WHAT YOU HAVE TO DO: The listing below must be repeated word for word, with its images excluded.

DATASET EXTRACT:
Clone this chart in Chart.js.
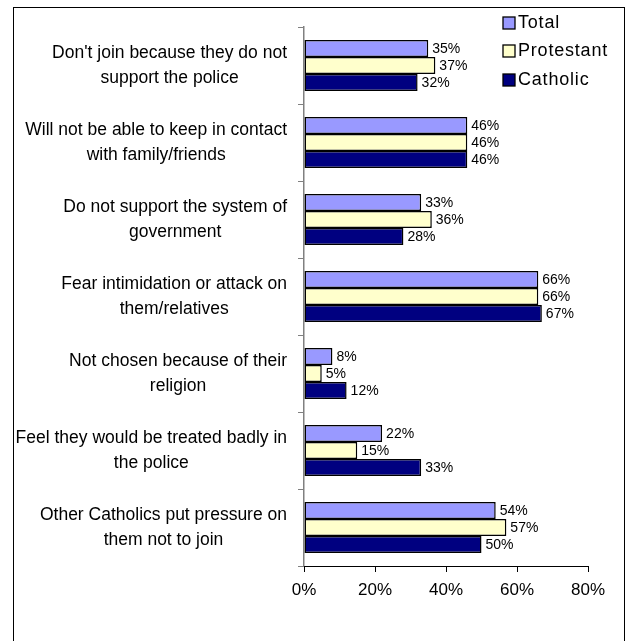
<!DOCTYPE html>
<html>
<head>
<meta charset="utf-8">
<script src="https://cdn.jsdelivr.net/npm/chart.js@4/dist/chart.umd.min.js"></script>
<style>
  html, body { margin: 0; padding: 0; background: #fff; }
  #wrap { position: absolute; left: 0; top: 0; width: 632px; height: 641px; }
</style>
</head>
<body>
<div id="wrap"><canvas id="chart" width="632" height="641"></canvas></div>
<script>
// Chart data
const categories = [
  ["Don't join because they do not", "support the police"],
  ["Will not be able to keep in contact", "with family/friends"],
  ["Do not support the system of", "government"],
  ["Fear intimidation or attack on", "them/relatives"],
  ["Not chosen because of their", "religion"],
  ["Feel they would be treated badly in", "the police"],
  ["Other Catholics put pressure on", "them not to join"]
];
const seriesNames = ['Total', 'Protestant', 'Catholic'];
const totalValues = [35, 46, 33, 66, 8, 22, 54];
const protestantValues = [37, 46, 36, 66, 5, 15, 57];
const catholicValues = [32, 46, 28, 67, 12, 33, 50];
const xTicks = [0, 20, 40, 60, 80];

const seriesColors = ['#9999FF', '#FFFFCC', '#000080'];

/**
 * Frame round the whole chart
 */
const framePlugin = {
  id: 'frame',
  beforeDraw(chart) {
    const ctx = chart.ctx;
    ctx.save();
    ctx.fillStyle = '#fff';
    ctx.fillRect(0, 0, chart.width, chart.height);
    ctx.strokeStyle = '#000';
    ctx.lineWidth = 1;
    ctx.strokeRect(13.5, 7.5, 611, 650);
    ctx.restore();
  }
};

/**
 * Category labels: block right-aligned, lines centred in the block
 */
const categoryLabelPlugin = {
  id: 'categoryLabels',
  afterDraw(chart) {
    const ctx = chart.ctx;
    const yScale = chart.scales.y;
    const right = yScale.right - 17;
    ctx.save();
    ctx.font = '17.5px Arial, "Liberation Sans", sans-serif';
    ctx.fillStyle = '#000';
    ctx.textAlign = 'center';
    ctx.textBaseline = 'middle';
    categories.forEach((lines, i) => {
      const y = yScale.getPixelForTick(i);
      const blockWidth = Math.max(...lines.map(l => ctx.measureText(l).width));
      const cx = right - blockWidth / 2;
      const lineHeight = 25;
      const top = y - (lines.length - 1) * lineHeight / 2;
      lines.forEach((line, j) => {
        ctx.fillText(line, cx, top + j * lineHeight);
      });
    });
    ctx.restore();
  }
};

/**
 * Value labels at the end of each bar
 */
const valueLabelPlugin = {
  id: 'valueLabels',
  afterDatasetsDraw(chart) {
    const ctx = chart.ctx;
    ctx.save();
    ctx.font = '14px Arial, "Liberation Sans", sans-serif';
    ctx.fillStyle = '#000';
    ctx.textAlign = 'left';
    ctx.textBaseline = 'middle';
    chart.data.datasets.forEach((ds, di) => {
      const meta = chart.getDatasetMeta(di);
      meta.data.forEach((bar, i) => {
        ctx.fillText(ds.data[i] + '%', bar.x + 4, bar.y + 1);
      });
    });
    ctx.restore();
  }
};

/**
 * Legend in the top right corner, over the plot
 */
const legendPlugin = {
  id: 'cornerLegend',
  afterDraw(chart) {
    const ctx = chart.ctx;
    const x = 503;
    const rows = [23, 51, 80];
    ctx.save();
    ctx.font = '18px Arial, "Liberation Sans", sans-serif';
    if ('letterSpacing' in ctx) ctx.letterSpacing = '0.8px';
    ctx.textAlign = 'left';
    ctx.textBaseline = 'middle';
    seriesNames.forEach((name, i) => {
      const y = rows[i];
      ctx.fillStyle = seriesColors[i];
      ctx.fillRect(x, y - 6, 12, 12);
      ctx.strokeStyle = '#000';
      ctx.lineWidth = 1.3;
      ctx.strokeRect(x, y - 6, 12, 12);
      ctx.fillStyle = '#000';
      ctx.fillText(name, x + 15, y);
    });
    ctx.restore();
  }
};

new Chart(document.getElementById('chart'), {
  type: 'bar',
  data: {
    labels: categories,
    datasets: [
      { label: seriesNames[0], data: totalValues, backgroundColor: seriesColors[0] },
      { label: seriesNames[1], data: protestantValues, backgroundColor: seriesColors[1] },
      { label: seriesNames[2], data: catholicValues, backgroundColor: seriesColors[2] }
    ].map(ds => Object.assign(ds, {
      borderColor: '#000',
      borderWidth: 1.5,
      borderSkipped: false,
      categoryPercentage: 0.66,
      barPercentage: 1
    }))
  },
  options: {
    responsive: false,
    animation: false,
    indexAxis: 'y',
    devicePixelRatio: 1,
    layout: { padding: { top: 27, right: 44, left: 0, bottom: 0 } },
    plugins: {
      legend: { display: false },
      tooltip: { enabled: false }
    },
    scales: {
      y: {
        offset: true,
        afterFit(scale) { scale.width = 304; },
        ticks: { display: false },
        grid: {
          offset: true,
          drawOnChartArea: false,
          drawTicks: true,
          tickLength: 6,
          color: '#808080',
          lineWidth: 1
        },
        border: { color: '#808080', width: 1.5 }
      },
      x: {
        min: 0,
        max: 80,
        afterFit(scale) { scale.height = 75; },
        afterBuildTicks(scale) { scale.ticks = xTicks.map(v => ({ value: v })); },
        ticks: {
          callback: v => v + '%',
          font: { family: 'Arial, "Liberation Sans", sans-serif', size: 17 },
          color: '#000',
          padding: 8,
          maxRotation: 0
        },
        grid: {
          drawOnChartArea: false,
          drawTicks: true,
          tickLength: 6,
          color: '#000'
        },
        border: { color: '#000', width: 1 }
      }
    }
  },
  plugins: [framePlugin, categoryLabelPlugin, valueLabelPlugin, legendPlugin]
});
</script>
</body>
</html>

THE SOLUTION:
Clone this chart in Chart.js.
<!DOCTYPE html>
<html>
<head>
<meta charset="utf-8">
<script src="https://cdn.jsdelivr.net/npm/chart.js@4/dist/chart.umd.min.js"></script>
<style>
  html, body { margin: 0; padding: 0; background: #fff; }
  #wrap { position: absolute; left: 0; top: 0; width: 632px; height: 641px; }
</style>
</head>
<body>
<div id="wrap"><canvas id="chart" width="632" height="641"></canvas></div>
<script>
// Chart data
const categories = [
  ["Don't join because they do not", "support the police"],
  ["Will not be able to keep in contact", "with family/friends"],
  ["Do not support the system of", "government"],
  ["Fear intimidation or attack on", "them/relatives"],
  ["Not chosen because of their", "religion"],
  ["Feel they would be treated badly in", "the police"],
  ["Other Catholics put pressure on", "them not to join"]
];
const seriesNames = ['Total', 'Protestant', 'Catholic'];
const totalValues = [35, 46, 33, 66, 8, 22, 54];
const protestantValues = [37, 46, 36, 66, 5, 15, 57];
const catholicValues = [32, 46, 28, 67, 12, 33, 50];
const xTicks = [0, 20, 40, 60, 80];

const seriesColors = ['#9999FF', '#FFFFCC', '#000080'];

/**
 * Frame round the whole chart
 */
const framePlugin = {
  id: 'frame',
  beforeDraw(chart) {
    const ctx = chart.ctx;
    ctx.save();
    ctx.fillStyle = '#fff';
    ctx.fillRect(0, 0, chart.width, chart.height);
    ctx.strokeStyle = '#000';
    ctx.lineWidth = 1;
    ctx.strokeRect(13.5, 7.5, 611, 650);
    ctx.restore();
  }
};

/**
 * Category labels: block right-aligned, lines centred in the block
 */
const categoryLabelPlugin = {
  id: 'categoryLabels',
  afterDraw(chart) {
    const ctx = chart.ctx;
    const yScale = chart.scales.y;
    const right = yScale.right - 17;
    ctx.save();
    ctx.font = '17.5px Arial, "Liberation Sans", sans-serif';
    ctx.fillStyle = '#000';
    ctx.textAlign = 'center';
    ctx.textBaseline = 'middle';
    categories.forEach((lines, i) => {
      const y = yScale.getPixelForTick(i);
      const blockWidth = Math.max(...lines.map(l => ctx.measureText(l).width));
      const cx = right - blockWidth / 2;
      const lineHeight = 25;
      const top = y - (lines.length - 1) * lineHeight / 2;
      lines.forEach((line, j) => {
        ctx.fillText(line, cx, top + j * lineHeight);
      });
    });
    ctx.restore();
  }
};

/**
 * Value labels at the end of each bar
 */
const valueLabelPlugin = {
  id: 'valueLabels',
  afterDatasetsDraw(chart) {
    const ctx = chart.ctx;
    ctx.save();
    ctx.font = '14px Arial, "Liberation Sans", sans-serif';
    ctx.fillStyle = '#000';
    ctx.textAlign = 'left';
    ctx.textBaseline = 'middle';
    chart.data.datasets.forEach((ds, di) => {
      const meta = chart.getDatasetMeta(di);
      meta.data.forEach((bar, i) => {
        ctx.fillText(ds.data[i] + '%', bar.x + 4, bar.y + 1);
      });
    });
    ctx.restore();
  }
};

/**
 * Legend in the top right corner, over the plot
 */
const legendPlugin = {
  id: 'cornerLegend',
  afterDraw(chart) {
    const ctx = chart.ctx;
    const x = 503;
    const rows = [23, 51, 80];
    ctx.save();
    ctx.font = '18px Arial, "Liberation Sans", sans-serif';
    if ('letterSpacing' in ctx) ctx.letterSpacing = '0.8px';
    ctx.textAlign = 'left';
    ctx.textBaseline = 'middle';
    seriesNames.forEach((name, i) => {
      const y = rows[i];
      ctx.fillStyle = seriesColors[i];
      ctx.fillRect(x, y - 6, 12, 12);
      ctx.strokeStyle = '#000';
      ctx.lineWidth = 1.3;
      ctx.strokeRect(x, y - 6, 12, 12);
      ctx.fillStyle = '#000';
      ctx.fillText(name, x + 15, y);
    });
    ctx.restore();
  }
};

new Chart(document.getElementById('chart'), {
  type: 'bar',
  data: {
    labels: categories,
    datasets: [
      { label: seriesNames[0], data: totalValues, backgroundColor: seriesColors[0] },
      { label: seriesNames[1], data: protestantValues, backgroundColor: seriesColors[1] },
      { label: seriesNames[2], data: catholicValues, backgroundColor: seriesColors[2] }
    ].map(ds => Object.assign(ds, {
      borderColor: '#000',
      borderWidth: 1.5,
      borderSkipped: false,
      categoryPercentage: 0.66,
      barPercentage: 1
    }))
  },
  options: {
    responsive: false,
    animation: false,
    indexAxis: 'y',
    devicePixelRatio: 1,
    layout: { padding: { top: 27, right: 44, left: 0, bottom: 0 } },
    plugins: {
      legend: { display: false },
      tooltip: { enabled: false }
    },
    scales: {
      y: {
        offset: true,
        afterFit(scale) { scale.width = 304; },
        ticks: { display: false },
        grid: {
          offset: true,
          drawOnChartArea: false,
          drawTicks: true,
          tickLength: 6,
          color: '#808080',
          lineWidth: 1
        },
        border: { color: '#808080', width: 1.5 }
      },
      x: {
        min: 0,
        max: 80,
        afterFit(scale) { scale.height = 75; },
        afterBuildTicks(scale) { scale.ticks = xTicks.map(v => ({ value: v })); },
        ticks: {
          callback: v => v + '%',
          font: { family: 'Arial, "Liberation Sans", sans-serif', size: 17 },
          color: '#000',
          padding: 8,
          maxRotation: 0
        },
        grid: {
          drawOnChartArea: false,
          drawTicks: true,
          tickLength: 6,
          color: '#000'
        },
        border: { color: '#000', width: 1 }
      }
    }
  },
  plugins: [framePlugin, categoryLabelPlugin, valueLabelPlugin, legendPlugin]
});
</script>
</body>
</html>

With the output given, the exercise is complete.